We hear their names in the movies when our favorite characters take their loved ones to a restaurant or simply cook an amazing dinner for themselves.
There are sounding names that take us to the immediate sensation of expecting to taste something out of the ordinary.
How did they become this way? The answer is quite simple: history, time and a good marketing provided by the preferences of millions of people all over the world.
Beef Stroganoff is a sturdy dish mainly served as main course in any respectable restaurant in the world. Beef, mushrooms and sour cream are the signature ingredients of the Beef Stroganoff.
This recipe came to life in 1890 in St. Petersburg, Russia, during a cooking competition where it was awarded the first prize. The name comes from Count Pavel Alexandrovich Stroganov, one of the members of the Russian royal family who was the employer of the cook that created it.
You can taste Beef Wellington all over the world. It was cooked for the first time in 1815 for Arthur Wellesley, the first Duke of Wellington after he was awarded the title for winning the war against the great Napoleon at Waterloo. Wellesley was a huge fan of the roast beef cooked with mushrooms and truffles, Madeira wine and bird pate. In the honor of the duke, the stake was called …Wellington.
The Caesar Salad was created in 1920 not by the Caesar from the mighty Rome but by Caesar Cardini the owner of an Italian restaurant in Tijuana Mexico helped by his brother Alex.

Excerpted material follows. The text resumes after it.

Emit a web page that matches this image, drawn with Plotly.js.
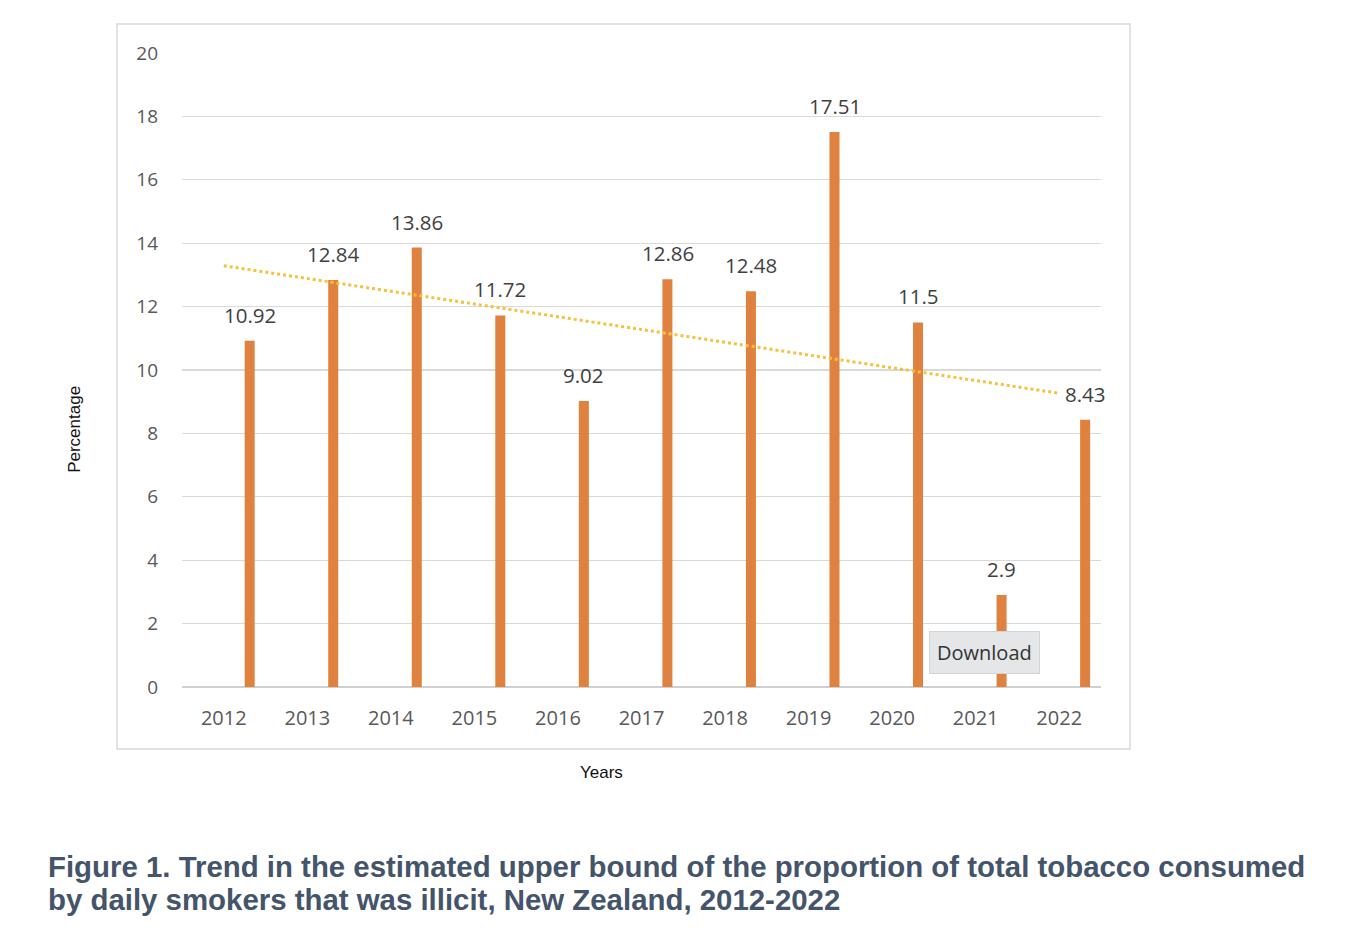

The salad was designed to contain lettuce leaves, anchovy, boiled eggs, parmesan, lemon juice and garlic bread croutons sprinkled with Worcestershire sauce. Initially called the aviator’s salad, it became Caeser’s, borrowing the name of its creator.
Eggs Benedict, the Rolls Royce of breakfast was created at Delmonico Restaurant in New York. A faithful client Le Grand Benedict and his wife criticized the chef for serving them the same dishes over and over and requested for something that was not on the menu. This is how the chef created the pouched eggs on top of a bacon slice… on top of a muffin…covered with Hollandaise sauce.
Salisbury stake was patented by a 19th century nutritionist J.H.Salisbury as part of a light meat diet. The stake was created by roasting beef with eggs, bread crumbs, garlic and spices. Sometimes the dish is served with sauce.